The Invesco CurrencyShares Euro Currency Trust (NYSEArca: FXE), which tracks the euro currency against the U.S. dollar, rose 0.1% Thursday while the euro currency gained 0.1% against the U.S. dollar to $1.1814. FXE has increased by 4.6% year-to-date.
ECB President Lagarde said the bank is closely watching the currency, highlighting its recent strength against the greenback, and she adds that the eurozone economy is enjoying a strong rebound after a sharp contraction, the Wall Street Journal reports.
The ECB left its policy mix unchanged while it continues to monitor the impact of Covid-19. Policymakers said they would leave the key interest rate unchanged at minus 0.5% and continue to buy up to 1.35 trillion euros, or $1.59 trillion, in eurozone debt under its emergency bond-buying program.
“Looking ahead, a further sustained recovery remains highly dependent on the evolution of the pandemic and the success of containment policies,” Lagarde said after the policy decision was announced.
Europe’s economic recovery has slowed in recent weeks after an initially strong rebound. Looking ahead, ECB officials are concerned about possible job cuts and corporate bankruptcies later in the year after state subsidies wind down.
The iShares MSCI Eurozone ETF (BATS: EZU) gained 4.9% over the past 3 months but was still down 4.8% year-to-date.

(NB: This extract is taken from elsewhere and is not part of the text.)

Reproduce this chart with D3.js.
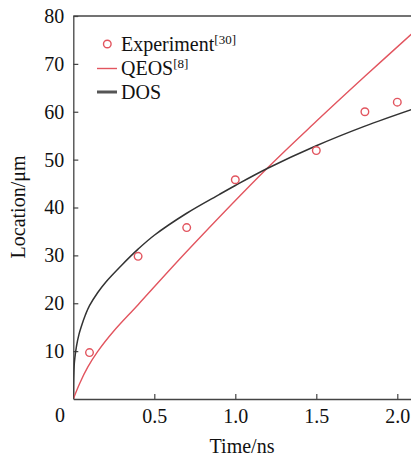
<!DOCTYPE html>
<html>
<head>
<meta charset="utf-8">
<script src="https://cdn.jsdelivr.net/npm/d3@7"></script>
<style>
  html, body { margin: 0; padding: 0; background: #fff; }
  svg { display: block; }
</style>
</head>
<body>
<script>
// ---- data ----
const expTime = [0.1, 0.4, 0.7, 1.0, 1.5, 1.8, 2.0];
const expLoc  = [9.7, 29.8, 35.8, 45.8, 51.9, 60.0, 62.0];

const qeosTime = [0, 0.04, 0.09, 0.15, 0.25, 0.4, 0.7, 1.2, 1.5, 1.8, 2.1];
const qeosLoc  = [0, 3.3, 6.7, 9.9, 14.2, 19.7, 30.8, 48.3, 58.0, 67.4, 76.6];

const dosTime = [0, 0.001, 0.003, 0.006, 0.01, 0.02, 0.035, 0.05, 0.075, 0.1, 0.15, 0.2, 0.3, 0.4, 0.5, 0.7, 0.9, 1.0, 1.2, 1.5, 1.8, 2.1];
const dosLoc  = [0, 3.5, 5.5, 7.3, 8.7, 11.1, 13.5, 15.2, 17.6, 19.5, 22.2, 24.4, 28.0, 31.3, 34.2, 38.8, 42.7, 44.6, 48.2, 52.9, 57.0, 60.6];

const xTicks = [0.5, 1.0, 1.5, 2.0];
const yTicks = [10, 20, 30, 40, 50, 60, 70, 80];

const legendLabels = [
  { name: "Experiment", sup: "[30]" },
  { name: "QEOS", sup: "[8]" },
  { name: "DOS", sup: "" }
];

// ---- drawing ----
const W = 411, H = 459;
const red = "#e2555f", dark = "#333333";
const FONT = "Liberation Serif";

const svg = d3.select("body").append("svg").attr("width", W).attr("height", H)
  .attr("font-family", FONT);

const x = d3.scaleLinear().domain([0, 2.0]).range([73.3, 397.3]);
const y = d3.scaleLinear().domain([0, 80]).range([399, 16]);
const xEnd = x.invert(W + 5);

// frame top line
svg.append("line")
  .attr("x1", x(0)).attr("x2", W + 5)
  .attr("y1", y(80)).attr("y2", y(80))
  .attr("stroke", "#444").attr("stroke-width", 1.3);

// x axis
const xAxis = svg.append("g").attr("transform", `translate(0,${y(0)})`)
  .call(d3.axisBottom(d3.scaleLinear().domain([0, xEnd]).range([x(0), W + 5]))
    .tickValues(xTicks).tickFormat(d3.format(".1f"))
    .tickSizeInner(-5).tickSizeOuter(0).tickPadding(10));
// y axis
const yAxis = svg.append("g").attr("transform", `translate(${x(0)},0)`)
  .call(d3.axisLeft(y).tickValues(yTicks).tickFormat(d3.format("d"))
    .tickSizeInner(-5).tickSizeOuter(0).tickPadding(9));

[xAxis, yAxis].forEach(g => {
  g.attr("font-family", FONT).attr("font-size", 20);
  g.select(".domain").attr("stroke", "#444").attr("stroke-width", 1.3);
  g.selectAll(".tick line").attr("stroke", "#444").attr("stroke-width", 1.2);
  g.selectAll(".tick text").attr("font-size", 20).attr("fill", "#111")
    .attr("font-family", FONT);
});

function txt(sel) {
  return sel.attr("font-family", FONT).attr("fill", "#111");
}

// origin label
txt(svg.append("text")).attr("x", 60).attr("y", 422).attr("text-anchor", "middle")
  .attr("font-size", 20).text("0");

// axis titles
txt(svg.append("text")).attr("x", 242).attr("y", 453).attr("text-anchor", "middle")
  .attr("font-size", 20).text("Time/ns");
txt(svg.append("text")).attr("transform", `translate(25,207) rotate(-90)`)
  .attr("text-anchor", "middle").attr("font-size", 20).text("Location/μm");

// clip
svg.append("clipPath").attr("id", "clip").append("rect")
  .attr("x", x(0)).attr("y", y(80)).attr("width", W).attr("height", y(0) - y(80));

const line = d3.line().x(d => x(d[0])).y(d => y(d[1])).curve(d3.curveCatmullRom.alpha(0.5));

svg.append("path").datum(qeosTime.map((t, i) => [t, qeosLoc[i]]))
  .attr("clip-path", "url(#clip)")
  .attr("d", line).attr("fill", "none").attr("stroke", red).attr("stroke-width", 1.4);

svg.append("path").datum(dosTime.map((t, i) => [t, dosLoc[i]]))
  .attr("clip-path", "url(#clip)")
  .attr("d", line).attr("fill", "none").attr("stroke", dark).attr("stroke-width", 1.5);

svg.append("g").selectAll("circle").data(expTime.map((t, i) => [t, expLoc[i]]))
  .join("circle")
  .attr("cx", d => x(d[0])).attr("cy", d => y(d[1])).attr("r", 3.8)
  .attr("fill", "none").attr("stroke", red).attr("stroke-width", 1.4);

// legend
const lg = svg.append("g");
const rowY = [44, 68.5, 92];
lg.append("circle").attr("cx", 107.3).attr("cy", rowY[0]).attr("r", 3.8)
  .attr("fill", "none").attr("stroke", red).attr("stroke-width", 1.4);
lg.append("line").attr("x1", 97).attr("x2", 117).attr("y1", rowY[1]).attr("y2", rowY[1])
  .attr("stroke", red).attr("stroke-width", 1.4);
lg.append("line").attr("x1", 97).attr("x2", 117).attr("y1", rowY[2]).attr("y2", rowY[2])
  .attr("stroke", "#555").attr("stroke-width", 3);

legendLabels.forEach((l, i) => {
  const t = txt(lg.append("text")).attr("x", 121).attr("y", rowY[i] + 6.5).attr("font-size", 20);
  t.append("tspan").text(l.name);
  if (l.sup) t.append("tspan").attr("dy", -7).attr("font-size", 13).text(l.sup);
});
</script>
</body>
</html>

Market observers, though, hope the bank could scale up its monetary stimulus by December, especially after Federal Reserve Chairman Jerome Powell said last month that policymakers are willing to allow inflation to run higher than to further support the labor market, signaling a major policy shift that could allow for interest rates to stay low for years, which would put pressure on the ECB to follow suit.
The euro currency has strengthened against the U.S. dollar in recent months, reflecting investor confidence in the Eurozone recovery and its quick response to the Covid-19 pandemic, compared to the U.S. However, some are worried that the stronger EUR could hurt the region’s export-heavy industries.
“Given that recoveries in the eurozone are often kick-started by net exports, a stronger euro could hamper any recovery going into the second half of the year and beyond,” Carsten Brzeski, an economist with ING Bank, told the WSJ.